UNGA president reaffirms strong support for boosting biodiversity

UNGA president reaffirms strong support for boosting biodiversity
# 21 April 2021 05:07 (UTC +04:00)

The president of the 75th session of the UN General Assembly (UNGA), Volkan Bozkir, pledged on Tuesday that efforts must be made to make progress on the "Road to Kunming," reaffirming his strong support for boosting biodiversity, APA reports citing Xinhua.

"We must continue to make progress on the 'Road to Kunming' and the goal of a 2020 Framework on Biodiversity," the UNGA president, or the PGA, said in his remarks addressed to the high-level event of Raising Ambition for Nature, organized by the Group of Like-Minded Megadiverse Countries, a group of countries that harbor the majority of Earth's species.

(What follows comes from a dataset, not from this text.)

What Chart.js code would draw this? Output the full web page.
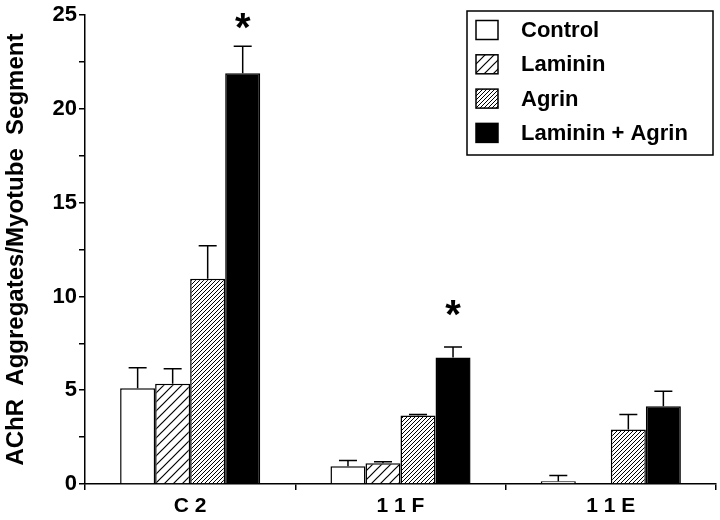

The PGA said that biodiversity is very important and "the plain truth is we have not done enough to protect the environment and we need to do more," while calling for "the most pressing and urgent actions needed now for transformative change."

"Member states clearly expressed support for this in September 2020 at the UN's first Biodiversity Summit and through the Leader's Pledge that was released concurrently. This call has only been emphasized in the period since. We must continue to push for action and utilize the upcoming COP-level summits on climate; biodiversity; and desertification, land degradation and drought to underscore the importance of this issue," said the UNGA president.

"All these areas are interconnected, and we cannot miss the opportunity to tie them together," he added.

The PGA also called for efforts to "utilize the opportunity presented by COVID-19 and the largest socio-economic recovery the world has ever undertaken to strengthen our relationship with the natural world."

"For all its tragedy, COVID has also opened a window of possibility in the public and political spheres and given us the chance to push for transformational change. Let us use this and ensure that our recovery efforts are guided by the goals and targets of the 2030 Agenda, and help protect both 'life on land' and 'life below water,'" he stressed.

"We must undertake broad efforts to raise awareness of this issue. While each of us here is aware of the interconnected nature of these issues, most people have little knowledge of zoonotic diseases, or extinction rates, or of the linkages between climate, desertification, and biodiversity," said the PGA, noting that "this is an oversight that will harm our progress."

"Biodiversity loss and the loss of ecosystems are not merely environmental issues; these losses affect our health, our wealth, and our resilience. Some estimates put the value of ecosystem services at more than 33 trillion U.S. dollars. Clearly, we must move to tackle these issues together, and everyone must understand why," said the UNGA president.

The UN Convention on Biological Diversity said in a March statement that COP15, the biggest biodiversity summit in a decade originally scheduled to take place on Oct. 15-28, 2020 in Kunming, China, had been moved to October this year due to delays related to the coronavirus pandemic.

Countries are expected to reach an agreement over targets to protect the natural world, including proposals to conserve 30 percent of the world's oceans and land by 2030, introduce controls on invasive species and reduce plastics pollution.